Hemoglobin A1c and staying healthy with type 1 diabetes
There are many ways you, your family, and your diabetes doctor and nurses will know if your diabetes is in good control.
- Blood sugar records. The doctors and nurses will:
- Look at your blood sugar records
- Download your blood sugar meter readings when you come to appointments
- Look for trends in your blood sugars and can make suggestions for changes you can make to better control your blood sugars
- Hemoglobin A1c (A1c) results.
- Every 3 to 4 months when you come for appointments you will have a test called A1c.
- The nurse will do a finger stick and get a small drop of blood from your finger. In less than 10 minutes you will get the result.
- The result is the average amount of sugar in your blood stream in the past 3 to 4 months.
- The higher your blood sugar during the past 3 to 4 months, the higher the A1c will be.
- Kids under age 18 should try to have an A1c of 7.5 percent or lower. This is the same as an average blood sugar of 185.
|A1c(%)||Average blood sugar (MG/DL)|
Keeping your A1c as close to normal as possible, throughout your life, will help your organs stay healthy. This lowers your chance of getting long-term health problems.
It is important for you to:
- Get your A1c checked at each diabetes visit every 3 to 4 months.
- Keep track of your blood sugars and make changes to your insulin doses when needed.
- Eat healthy and count carbohydrate each time you eat or drink so you can match your insulin dose to the carbohydrate.
- Be active every day to help balance your blood sugar and lower your chance of heart disease.
- Get your blood pressure checked at each diabetes visit every 3 to 4 months.
- Get your urine checked for a protein called microalbumin. This will be done 5 years after you find out you have diabetes and then each year after that.

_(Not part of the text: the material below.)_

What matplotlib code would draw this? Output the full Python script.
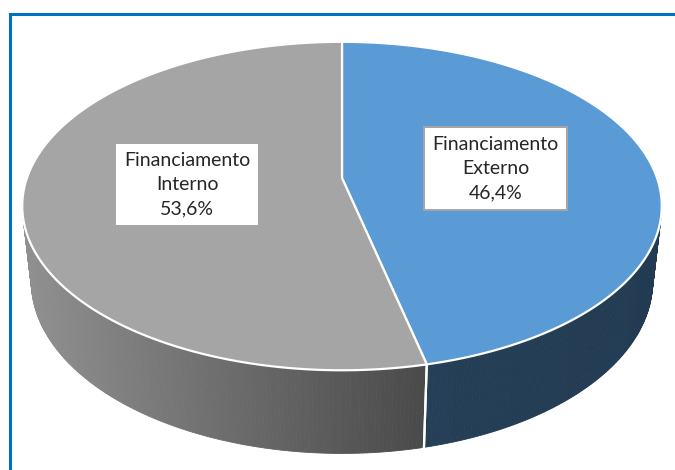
import numpy as np
import matplotlib.pyplot as plt
from matplotlib.patches import Polygon

# data
labels = ['Financiamento\nExterno', 'Financiamento\nInterno']
shares = [46.4, 53.6]
top_colors = ['#5b9bd5', '#a5a5a5']
wall_colors = [('#243f57', '#223b52'), ('#909090', '#4a4a4a')]

W, H = 675, 470
fig = plt.figure(figsize=(W / 100, H / 100), dpi=100)
ax = fig.add_axes([0, 0, 1, 1])
ax.set_xlim(0, W)
ax.set_ylim(H, 0)
ax.axis('off')

# perspective camera for the 3d pie (pixel units)
cx, cy = 342, 178
elev = np.radians(30.4)
D = 5.05
f = 1591.0
h = 0.2825


def proj(X, Z, Y=0.0):
    d = D + Z * np.cos(elev) - Y * np.sin(elev)
    sx = cx + f * X / d
    sy = cy - f * (Y * np.cos(elev) + Z * np.sin(elev)) / d
    return sx, sy


def hexrgb(c):
    c = c.lstrip('#')
    return np.array([int(c[i:i + 2], 16) / 255 for i in (0, 2, 4)])


# slice angles, clockwise from the top
bounds = []
a = 90.0
for s in shares:
    b = a - s / 100 * 360
    bounds.append((a, b))
    a = b

# side walls (drawn first, only the front part shows)
for k, (a0, a1) in enumerate(bounds):
    t = np.radians(np.linspace(a0, a1, 300))
    tx, ty = proj(np.cos(t), np.sin(t), 0)
    bx, by = proj(np.cos(t), np.sin(t), -h)
    c0, c1 = hexrgb(wall_colors[k][0]), hexrgb(wall_colors[k][1])
    vis = np.sin(t) < 0.2
    xs = tx[vis]
    if len(xs) == 0:
        continue
    lo, hi = xs.min(), xs.max()
    for i in range(len(t) - 1):
        if not (vis[i] or vis[i + 1]):
            continue
        fr = (tx[i] - lo) / (hi - lo) if hi > lo else 0
        col = c0 + (c1 - c0) * np.clip(fr, 0, 1)
        quad = [(tx[i], ty[i]), (tx[i + 1], ty[i + 1]), (bx[i + 1], by[i + 1]), (bx[i], by[i])]
        ax.add_patch(Polygon(quad, closed=True, facecolor=col, edgecolor=col, lw=0.6, zorder=2))

# white seam down the wall
for a0, a1 in bounds:
    for ang in (a0, a1):
        r = np.radians(ang)
        if np.sin(r) < 0:
            p0 = proj(np.cos(r), np.sin(r), 0)
            p1 = proj(np.cos(r), np.sin(r), -h)
            ax.plot([p0[0], p1[0]], [p0[1], p1[1]], color='white', lw=1.6, zorder=3)

# top faces
for k, (a0, a1) in enumerate(bounds):
    t = np.radians(np.linspace(a0, a1, 300))
    tx, ty = proj(np.cos(t), np.sin(t), 0)
    pts = [(cx, cy)] + list(zip(tx, ty))
    ax.add_patch(Polygon(pts, closed=True, facecolor=top_colors[k], edgecolor='white',
                         lw=1.6, joinstyle='round', zorder=4))

# labels
label_pos = [(495.5, 168.5), (187, 184.5)]
for k, lab in enumerate(labels):
    txt = lab + '\n' + f'{shares[k]:.1f}%'.replace('.', ',')
    ax.text(label_pos[k][0], label_pos[k][1], txt, ha='center', va='center',
            fontsize=14, family='Lato', linespacing=1.5,
            color='#262626', zorder=6,
            bbox=dict(boxstyle='square,pad=0.45', facecolor='white', edgecolor='#a5a5a5', lw=1.4))

# chart frame (cropped at right and bottom)
ax.plot([10, 10, W + 5], [H + 5, 14, 14], color='#0070c0', lw=2.2, zorder=7,
        solid_joinstyle='miter')

fig.savefig('out.png', dpi=100)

- Get your blood checked for cholesterol and other fats in your blood within the first year after you find out you have diabetes and every 5 years after that, as long as it is normal.
- See an eye doctor (optometrist or ophthalmologist) at the age of 10 or after you have had diabetes for 3 to 5 years. Then see them 1 time a year after that.
Be sure to see your diabetes doctor or nurses every 3 to 4 months. They specialize in taking care of children and adolescents with diabetes.